▶ _SET PROBLEM_:
Starting at the top of the listing, extract every line up to and including the one with "const limitArrowStrain = [1.14, 1.89, 2.29];". Pictures stay out of the copy.
Start of DATASET EXCERPT
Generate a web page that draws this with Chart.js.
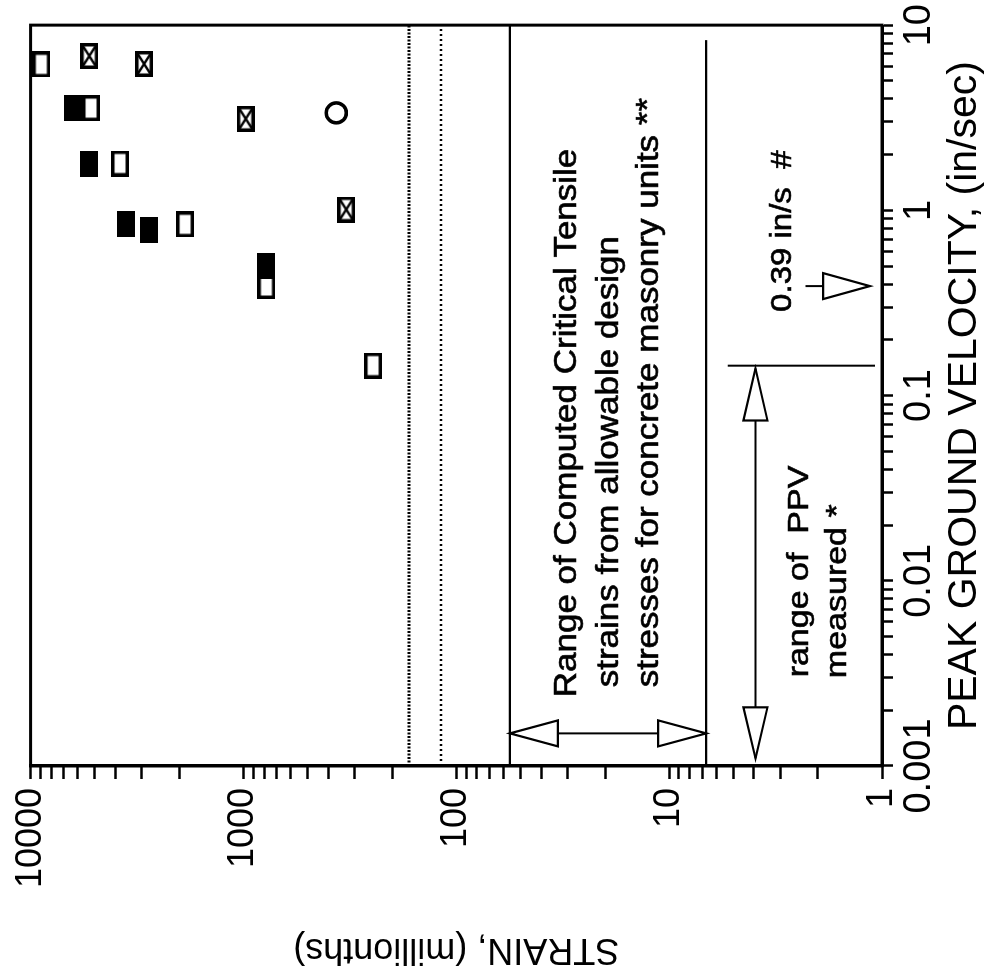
<!DOCTYPE html>
<html><head><meta charset="utf-8">
<style>
html,body{margin:0;padding:0;overflow:hidden;background:#fff;width:989px;height:973px;}
#wrap{position:absolute;left:0;top:0;width:973px;height:989px;transform-origin:0 0;transform:matrix(0,-1,1,0,0,973);background:#fff;}
canvas{display:block;}
</style>
<script src="https://cdn.jsdelivr.net/npm/chart.js@4.4.1/dist/chart.umd.min.js"></script>
</head><body><div id="wrap"><canvas id="c" width="973" height="989" style="width:973px;height:989px"></canvas></div>
<script>
// ---- data (PGV in in/sec, strain in millionths) ----
const openPgv = [6.13, 3.56, 1.79, 0.84, 0.39, 0.145];
const openStrain = [8900, 5200, 3800, 1880, 780, 246];
const filledPgv = [3.56, 1.78, 0.84, 0.78, 0.50];
const filledStrain = [6300, 5300, 3550, 2780, 780];
const crossedPgv = [6.81, 6.17, 3.12, 1.01];
const crossedStrain = [5300, 2930, 976, 329];
const circlePgv = [3.36];
const circleStrain = [366];

const pgvTickValues = [0.001, 0.01, 0.1, 1, 10];
const pgvTickLabels = ['0.001', '0.01', '0.1', '1', '10'];
const strainTickValues = [1, 10, 100, 1000, 10000];
const strainTickLabels = ['1', '10', '100', '1000', '10000'];

const allowableStrains = [167, 118];
const criticalRange = [6.7, 56];
const criticalArrowPgv = 0.0015;
const criticalLowTopPgv = 8.3;
const ppvRange = [0.0011, 0.14];
const ppvArrowStrain = 3.93;
const ppvMarkPgv = 0.145;
const ppvMarkStrain = [1.08, 5.3];
const limitPgv = 0.39;
const limitArrowStrain = [1.14, 1.89, 2.29]; // tip, head base, stem end

const noteLines = ['Range of Computed Critical Tensile', 'strains from allowable design', 'stresses for concrete masonry units **'];
const notePgv = [0.00235, 0.00266, 0.00266];
const noteStrain = [30, 19.1, 12.4];
const ppvLines = ['range of  PPV', 'measured *'];
const ppvTextPgv = [0.00301, 0.00298];
const ppvTextStrain = [2.42, 1.61];
const limitText = '0.39 in/s  #';
const limitTextPgv = 0.283;
const limitTextStrain = 2.94;

// ---- rendering ----
const FONT = "'Liberation Sans', Arial, Helvetica, sans-serif";

function makeMarker(kind) {
  const w = 26, h = 18, c = document.createElement('canvas');
  c.width = w; c.height = h;
  const g = c.getContext('2d');
  g.strokeStyle = '#000';
  if (kind === 'filled') {
    g.fillStyle = '#000'; g.fillRect(0, 0, w, h);
  } else {
    g.fillStyle = '#fff'; g.fillRect(0, 0, w, h);
    g.lineWidth = 3.5; g.strokeRect(1.75, 1.75, w - 3.5, h - 3.5);
    if (kind === 'crossed') {
      g.lineWidth = 2.5;
      g.beginPath(); g.moveTo(2, 2); g.lineTo(w - 2, h - 2); g.moveTo(w - 2, 2); g.lineTo(2, h - 2); g.stroke();
    }
  }
  return c;
}

function pts(xs, ys) { return xs.map((x, i) => ({x: x, y: ys[i]})); }
function markerDs(xs, ys, style, order) {
  return {data: pts(xs, ys), pointStyle: style, pointRadius: 10, pointHoverRadius: 10, showLine: false, order: order,
    borderColor: '#000', backgroundColor: '#000'};
}
function lineDs(data, width, dash) {
  return {data: data, showLine: true, pointRadius: 0, pointHoverRadius: 0, borderColor: '#000', borderWidth: width,
    borderDash: dash || [], fill: false, tension: 0, order: 10};
}

function logTicks(vals) {
  const out = [];
  for (let i = 0; i < vals.length - 1; i++) for (let k = 1; k < 10; k++) out.push({value: vals[i] * k});
  out.push({value: vals[vals.length - 1]});
  return out;
}
function labelFor(v, vals, labels) {
  for (let i = 0; i < vals.length; i++) if (Math.abs(v / vals[i] - 1) < 1e-6) return labels[i];
  return '';
}

const datasets = [
  markerDs(filledPgv, filledStrain, makeMarker('filled'), 0),
  markerDs(openPgv, openStrain, makeMarker('open'), 1),
  markerDs(crossedPgv, crossedStrain, makeMarker('crossed'), 2),
  Object.assign(markerDs(circlePgv, circleStrain, 'circle', 3), {backgroundColor: '#fff', borderWidth: 3.5, pointRadius: 10}),
  lineDs([{x: 0.001, y: allowableStrains[0]}, {x: 10, y: allowableStrains[0]}], 3, [2, 1.5]),
  lineDs([{x: 0.001, y: allowableStrains[1]}, {x: 10, y: allowableStrains[1]}], 2.5, [2, 3]),
  lineDs([{x: 0.001, y: criticalRange[1]}, {x: 10, y: criticalRange[1]}], 2.2),
  lineDs([{x: 0.001, y: criticalRange[0]}, {x: criticalLowTopPgv, y: criticalRange[0]}], 2.2),
  lineDs([{x: criticalArrowPgv, y: criticalRange[1]}, {x: criticalArrowPgv, y: criticalRange[0]}], 2),
  lineDs([{x: ppvRange[0], y: ppvArrowStrain}, {x: ppvRange[1], y: ppvArrowStrain}], 2),
  lineDs([{x: ppvMarkPgv, y: ppvMarkStrain[0]}, {x: ppvMarkPgv, y: ppvMarkStrain[1]}], 2),
  lineDs([{x: limitPgv, y: limitArrowStrain[1]}, {x: limitPgv, y: limitArrowStrain[2]}], 2)
];

function head(ctx, tx, ty, dx, dy, len, half) {
  const bx = tx - dx * len, by = ty - dy * len, px = -dy, py = dx;
  ctx.beginPath();
  ctx.moveTo(tx, ty);
  ctx.lineTo(bx + px * half, by + py * half);
  ctx.lineTo(bx - px * half, by - py * half);
  ctx.closePath();
  ctx.fillStyle = '#fff'; ctx.fill();
  ctx.lineWidth = 2.2; ctx.strokeStyle = '#000'; ctx.lineJoin = 'miter'; ctx.stroke();
}
function squashText(ctx, text, x, y, size, k) {
  ctx.save();
  ctx.font = size + 'px ' + FONT;
  ctx.fillStyle = '#000'; ctx.strokeStyle = '#000'; ctx.lineWidth = 0.7;
  ctx.textAlign = 'left'; ctx.textBaseline = 'middle';
  ctx.translate(x, y); ctx.scale(1, k);
  ctx.fillText(text, 0, 0);
  ctx.strokeText(text, 0, 0);
  ctx.restore();
}

const annot = {
  id: 'annot',
  afterDatasetsDraw(chart) {
    const ctx = chart.ctx, X = chart.scales.x, Y = chart.scales.y, a = chart.chartArea;
    ctx.save();
    // critical strain range double arrow
    const cu = X.getPixelForValue(criticalArrowPgv);
    head(ctx, cu, Y.getPixelForValue(criticalRange[1]), 0, -1, 48, 13);
    head(ctx, cu, Y.getPixelForValue(criticalRange[0]), 0, 1, 48, 13);
    // ppv range double arrow
    const pv = Y.getPixelForValue(ppvArrowStrain);
    head(ctx, X.getPixelForValue(ppvRange[0]), pv, -1, 0, 51, 12);
    head(ctx, X.getPixelForValue(ppvRange[1]), pv, 1, 0, 52, 12);
    // 0.39 in/s arrow
    const lu = X.getPixelForValue(limitPgv);
    const lt = Y.getPixelForValue(limitArrowStrain[0]), lb = Y.getPixelForValue(limitArrowStrain[1]);
    head(ctx, lu, lt, 0, 1, lt - lb, 13);
    // texts
    noteLines.forEach((t, i) => squashText(ctx, t, X.getPixelForValue(notePgv[i]), Y.getPixelForValue(noteStrain[i]), 35, 0.87));
    ppvLines.forEach((t, i) => squashText(ctx, t, X.getPixelForValue(ppvTextPgv[i]), Y.getPixelForValue(ppvTextStrain[i]), 34, 0.87));
    squashText(ctx, limitText, X.getPixelForValue(limitTextPgv), Y.getPixelForValue(limitTextStrain), 33, 0.92);
    // frame
    ctx.lineWidth = 3; ctx.strokeStyle = '#000';
    ctx.strokeRect(a.left, a.top, a.right - a.left, a.bottom - a.top);
    ctx.restore();
  }
};

new Chart(document.getElementById('c'), {
  type: 'scatter',
  data: {datasets: datasets},
  options: {
    responsive: false, animation: false, devicePixelRatio: 1,
    layout: {padding: {left: 0, right: 22, top: 27, bottom: 0}},
    plugins: {legend: {display: false}, tooltip: {enabled: false}},
    events: [],
    scales: {
      x: {
        type: 'logarithmic', position: 'bottom', min: 0.001, max: 10,
        afterFit: s => { s.height = 107; },
        afterBuildTicks: s => { s.ticks = logTicks(pgvTickValues); },
        grid: {display: true, drawOnChartArea: false, drawTicks: true, tickLength: 11, tickWidth: 2.5, tickColor: '#000', color: '#000'},
        border: {display: true, color: '#000', width: 3},
        ticks: {autoSkip: false, maxRotation: 0, minRotation: 0, padding: 4, color: '#000',
          font: {family: FONT, size: 38}, callback: v => labelFor(v, pgvTickValues, pgvTickLabels)},
        title: {display: true, text: 'PEAK GROUND VELOCITY, (in/sec)', color: '#000',
          font: {family: FONT, size: 41}, padding: {top: 0, bottom: 0}}
      },
      y: {
        type: 'logarithmic', position: 'left', min: 1, max: 10000,
        afterFit: s => { s.width = 207; },
        afterBuildTicks: s => { s.ticks = logTicks(strainTickValues); },
        grid: {display: true, drawOnChartArea: false, drawTicks: true, tickLength: 13, tickWidth: 2.5, tickColor: '#000', color: '#000'},
        border: {display: true, color: '#000', width: 3},
        ticks: {autoSkip: false, padding: 9, color: '#000',
          font: {family: FONT, size: 36}, callback: v => labelFor(v, strainTickValues, strainTickLabels)},
        title: {display: true, text: 'STRAIN, (millionths)', color: '#000',
          font: {family: FONT, size: 36}, padding: {top: 2, bottom: 0}}
      }
    }
  },
  plugins: [annot]
});
</script></body></html>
End of DATASET EXCERPT
▶ _COMPLETE RESPONSE_:
Generate a web page that draws this with Chart.js.
<!DOCTYPE html>
<html><head><meta charset="utf-8">
<style>
html,body{margin:0;padding:0;overflow:hidden;background:#fff;width:989px;height:973px;}
#wrap{position:absolute;left:0;top:0;width:973px;height:989px;transform-origin:0 0;transform:matrix(0,-1,1,0,0,973);background:#fff;}
canvas{display:block;}
</style>
<script src="https://cdn.jsdelivr.net/npm/chart.js@4.4.1/dist/chart.umd.min.js"></script>
</head><body><div id="wrap"><canvas id="c" width="973" height="989" style="width:973px;height:989px"></canvas></div>
<script>
// ---- data (PGV in in/sec, strain in millionths) ----
const openPgv = [6.13, 3.56, 1.79, 0.84, 0.39, 0.145];
const openStrain = [8900, 5200, 3800, 1880, 780, 246];
const filledPgv = [3.56, 1.78, 0.84, 0.78, 0.50];
const filledStrain = [6300, 5300, 3550, 2780, 780];
const crossedPgv = [6.81, 6.17, 3.12, 1.01];
const crossedStrain = [5300, 2930, 976, 329];
const circlePgv = [3.36];
const circleStrain = [366];

const pgvTickValues = [0.001, 0.01, 0.1, 1, 10];
const pgvTickLabels = ['0.001', '0.01', '0.1', '1', '10'];
const strainTickValues = [1, 10, 100, 1000, 10000];
const strainTickLabels = ['1', '10', '100', '1000', '10000'];

const allowableStrains = [167, 118];
const criticalRange = [6.7, 56];
const criticalArrowPgv = 0.0015;
const criticalLowTopPgv = 8.3;
const ppvRange = [0.0011, 0.14];
const ppvArrowStrain = 3.93;
const ppvMarkPgv = 0.145;
const ppvMarkStrain = [1.08, 5.3];
const limitPgv = 0.39;
const limitArrowStrain = [1.14, 1.89, 2.29]; // tip, head base, stem end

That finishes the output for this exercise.